Similarly, we have to converse in English. Let's start from broken. And overcome your hesitation. And try to listen and practice English.
Listen to English news, watch English movies and practice the way they speak.
Then try to speak it with your friends or the person who knows English.
Think about a topic and try to speak on that for 5 minutes daily.
After a week, recall your daily activities and try to speak on that for 15 minutes. Gradually, increase the time and then see the difference in you.
The majority of people in the world have difficulty speaking a non-native language.
Americans are at top of it.
Those who know three languages are called trilinguals. Those who know two languages are called bilinguals. Those are who know only one language are called? … Americans.
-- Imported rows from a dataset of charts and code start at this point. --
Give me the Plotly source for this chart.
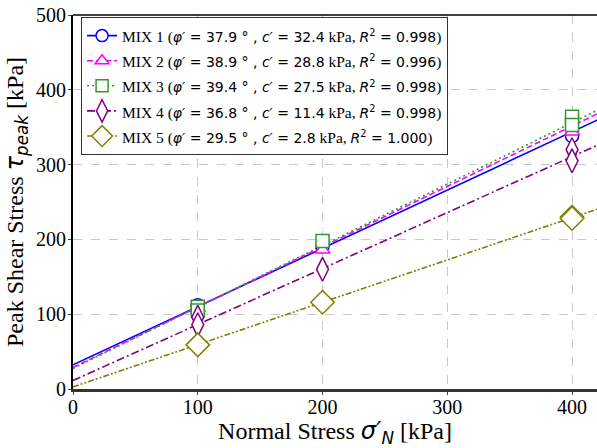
import plotly.graph_objects as go
import math

# ---- data ----
mix_names = ["MIX 1", "MIX 2", "MIX 3", "MIX 4", "MIX 5"]
phi_deg = [37.9, 38.9, 39.4, 36.8, 29.5]
cohesion = [32.4, 28.8, 27.5, 11.4, 2.8]
r2 = [0.998, 0.996, 0.998, 0.998, 1.000]

mix1_x = [100, 200, 400]
mix1_y = [112, 191, 338]
mix2_x = [100, 200, 400]
mix2_y = [108, 186, 344]
mix3_x = [100, 100, 200, 400, 400]
mix3_y = [110, 105, 198, 364, 353]
mix4_x = [100, 100, 200, 400, 400]
mix4_y = [96, 86, 160, 320, 305]
mix5_x = [100, 200, 400, 400]
mix5_y = [59, 116, 230, 228]

fit_x = [0, 420]
x_ticks = [0, 100, 200, 300, 400]
y_ticks = [0, 100, 200, 300, 400, 500]

points = [(mix1_x, mix1_y), (mix2_x, mix2_y), (mix3_x, mix3_y), (mix4_x, mix4_y), (mix5_x, mix5_y)]
colors = ["#0000ff", "#ff00ff", "#2e9a2e", "#800080", "#808000"]
dashes = ["solid", "6px,3px", "2px,3px", "8px,3px,2px,3px", "6px,2px,2px,2px,2px,2px"]
symbols = ["circle", "triangle-up", "square", "diamond-tall", "diamond"]
sizes = [13, 13, 13, 17, 18]

SANS = "DejaVu Sans"
SERIF = "Liberation Serif"
S = f"font-family:{SANS};font-size:14px"
T = "font-size:15.5px"

fig = go.Figure()

# fit lines
for i in range(5):
    slope = math.tan(math.radians(phi_deg[i]))
    fy = [cohesion[i] + slope * x for x in fit_x]
    fig.add_trace(go.Scatter(x=fit_x, y=fy, mode="lines", showlegend=False,
                             line=dict(color=colors[i], width=1.6, dash=dashes[i]),
                             hoverinfo="skip"))

# data markers
for i in range(5):
    px, py = points[i]
    fig.add_trace(go.Scatter(x=px, y=py, mode="markers", showlegend=False,
                             marker=dict(symbol=symbols[i], size=sizes[i], color="white",
                                         line=dict(color=colors[i], width=1.5))))

# legend entries
for i in range(5):
    label = (f"<span style='{T}'>{mix_names[i]} (</span>"
             f"<span style='{S}'><i>φ′</i> = {phi_deg[i]:.1f} ° , "
             f"<i>c′</i> = {cohesion[i]:.1f}</span><span style='{T}'> kPa, </span>"
             f"<span style='{S}'><i>R</i><sup>2</sup> = {r2[i]:.3f}</span><span style='{T}'>)</span>")
    fig.add_trace(go.Scatter(x=[None], y=[None], mode="lines+markers", name=label,
                             line=dict(color=colors[i], width=1.6, dash=dashes[i]),
                             marker=dict(symbol=symbols[i], size=sizes[i] - 1, color="white",
                                         line=dict(color=colors[i], width=1.5))))

fig.update_layout(
    width=597, height=448,
    margin=dict(l=73, r=0, t=15, b=59),
    paper_bgcolor="white", plot_bgcolor="white",
    font=dict(family=SERIF, size=20, color="black"),
    showlegend=True,
    legend=dict(x=0.015, y=0.995, xanchor="left", yanchor="top",
                bgcolor="white", bordercolor="#333333", borderwidth=1.2,
                font=dict(family=SERIF, size=17, color="black"),
                tracegroupgap=0, itemwidth=30),
    xaxis=dict(range=[0, 420], tickvals=x_ticks, ticks="outside", ticklen=3,
               showline=True, linecolor="#333333", linewidth=2.5, mirror=False,
               showgrid=True, gridcolor="#c8c8c8", griddash="dash", gridwidth=1,
               zeroline=False, automargin=False, ticklabelstandoff=-5,
               title=dict(text=f"Normal Stress <span style='font-family:{SANS}'><i>σ′</i><sub><i>N</i></sub></span> [kPa]",
                          standoff=2)),
    yaxis=dict(range=[0, 500], tickvals=y_ticks, ticks="outside", ticklen=3,
               showline=True, linecolor="black", linewidth=2, mirror=False,
               showgrid=True, gridcolor="#c8c8c8", griddash="dash", gridwidth=1,
               zeroline=False, automargin=False, ticklabelstandoff=-2,
               title=dict(text=f"Peak Shear Stress <span style='font-family:{SANS}'><i>τ</i><sub><i>peak</i></sub></span> [kPa]",
                          standoff=6)),
)
# top border
fig.add_shape(type="line", xref="paper", yref="paper", x0=0, x1=1, y0=1, y1=1,
              line=dict(color="black", width=1.5))

fig.write_html("out.html", config={"displayModeBar": False},
               post_script="document.body.style.margin='0';document.body.style.overflow='hidden';")
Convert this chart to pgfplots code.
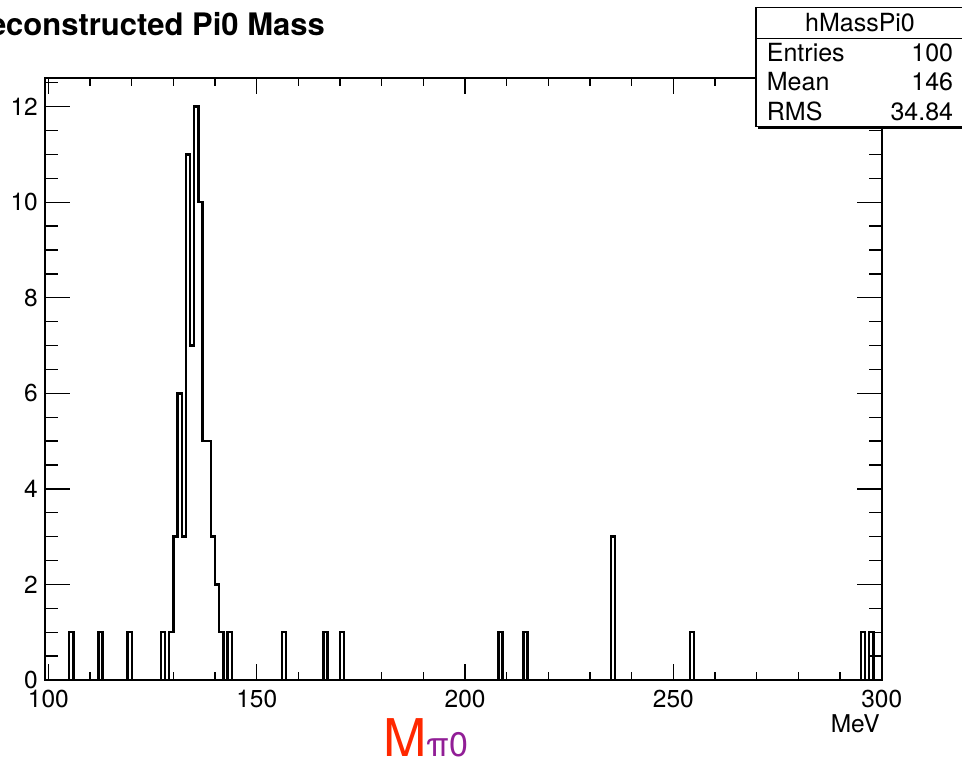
\documentclass[border=0pt]{standalone}
\usepackage{pgfplots}
\pgfplotsset{compat=1.18}
\usepackage{fontspec}
\setmainfont{TeX Gyre Heros}
\definecolor{mred}{RGB}{255,40,0}
\definecolor{mpurple}{RGB}{145,30,150}

\begin{document}
\begin{tikzpicture}[x=1pt,y=1pt]
\pgfplotsset{
  rootframe/.style={
    at={(45pt,83pt)}, anchor=south west, scale only axis,
    width=836.7pt, height=602pt,
    xmin=99.18, xmax=300, ymin=0, ymax=12.6,
    axis line style={line width=2.2pt},
    tick align=inside, xtick pos=both, ytick pos=both,
    every tick/.style={black, line width=1.4pt},
    tick label style={font=\fontsize{24.5}{28}\selectfont},
    /pgf/number format/assume math mode=true,
  }
}
% y ticks
\begin{axis}[rootframe, xtick=\empty,
  ytick={0,2,4,6,8,10,12},
  minor ytick={0.5,1,1.5,2.5,3,3.5,4.5,5,5.5,6.5,7,7.5,8.5,9,9.5,10.5,11,11.5,12.5},
  major tick length=25pt, minor tick length=12.5pt,
  y tick label style={anchor=east, inner sep=0pt, xshift=-7pt}]
\end{axis}
% x ticks + histogram
\begin{axis}[rootframe, ytick=\empty,
  xtick={100,150,200,250,300},
  minor xtick={110,120,130,140,160,170,180,190,210,220,230,240,260,270,280,290},
  major tick length=16pt, minor tick length=8pt,
  x tick label style={anchor=north, inner sep=0pt, yshift=-10pt}]
\addplot[const plot, black, line width=2.4pt, line join=miter] coordinates {
 (100,0) (105,1) (106,0) (112,1) (113,0) (119,1) (120,0)
 (127,1) (128,0) (129,1) (130,3) (131,6) (132,3) (133,11) (134,7)
 (135,12) (136,10) (137,5) (138,5) (139,3) (140,2) (141,1) (142,0)
 (143,1) (144,0) (156,1) (157,0) (166,1) (167,0) (170,1) (171,0)
 (208,1) (209,0) (214,1) (215,0) (235,3) (236,0) (254,1) (255,0)
 (295,1) (296,0) (297,1) (298,0) (300,0)};
\end{axis}
% title (clipped at the left edge)
\node[anchor=base east, inner sep=0pt, font=\fontsize{31}{34}\selectfont\bfseries] at (325,727.3) {Reconstructed Pi0 Mass};
% stats box
\fill[black] (758,633.5) rectangle (975,637.5);
\draw[line width=1.5pt, fill=white] (756,636.5) rectangle (975,755.7);
\draw[line width=1.5pt] (756,724.7) -- (975,724.7);
\begin{scope}[every node/.style={inner sep=0pt, font=\fontsize{25}{29}\selectfont}]
\node[anchor=base] at (860,731.3) {hMassPi0};
\node[anchor=base west] at (766.7,701.5) {Entries};
\node[anchor=base east] at (953.3,701.5) {100};
\node[anchor=base west] at (766.7,672) {Mean};
\node[anchor=base east] at (953.3,672) {146};
\node[anchor=base west] at (766.7,642.5) {RMS};
\node[anchor=base east] at (953.3,642.5) {34.84};
\end{scope}
% axis titles
\node[anchor=base east, inner sep=0pt, font=\fontsize{24.5}{28}\selectfont] at (880,30) {MeV};
\node[anchor=base west, inner sep=0pt] at (383,6) {\fontsize{52}{56}\selectfont\color{mred}M\fontsize{34}{40}\selectfont\color{mpurple}π0};
\pgfresetboundingbox
\useasboundingbox (0,0) rectangle (962,763);
\end{tikzpicture}
\end{document}
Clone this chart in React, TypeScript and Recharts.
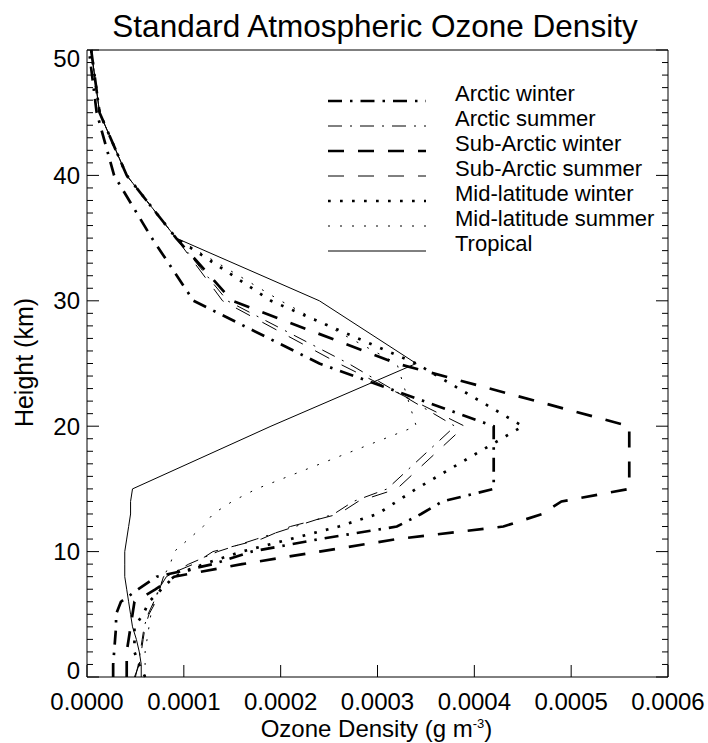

Not sure what can be the intent of this question. when you said the majority of Indians have difficulty in speaking English, what is the expectation? Why do you have that expectation? Which country is a benchmark in speaking the second language? Must be one Cameroon, Uganda, or Nigeria, where a higher fraction of the population speaks English as a second language. Even after being better English worshipers than Indians, the countries do not excel in anything, because English is not a skill investing too many resources on this will always be counterproductive.
The number of Indians who know English is about 1000 times more than those who should know English. About 10% Of Indians speak English which's too much and very counterproductive, a waste of precious human energy and human resources.
To spend our energies for the right purpose, We should match this number with advanced countries like China, Japan, South Korea.. and bring the number of English speakers down to 0.01%
These countries effectively do business with the world using those 0.01% people, basically low-paid translators. While for a useless skill such as speaking English we pay pretty high, a reason for lack of deep skill and innovation.
Even when you copy America, England, Australia, New Zealand you forget they are speaking their mother tongue. It’s mother tongue that is the key, not English.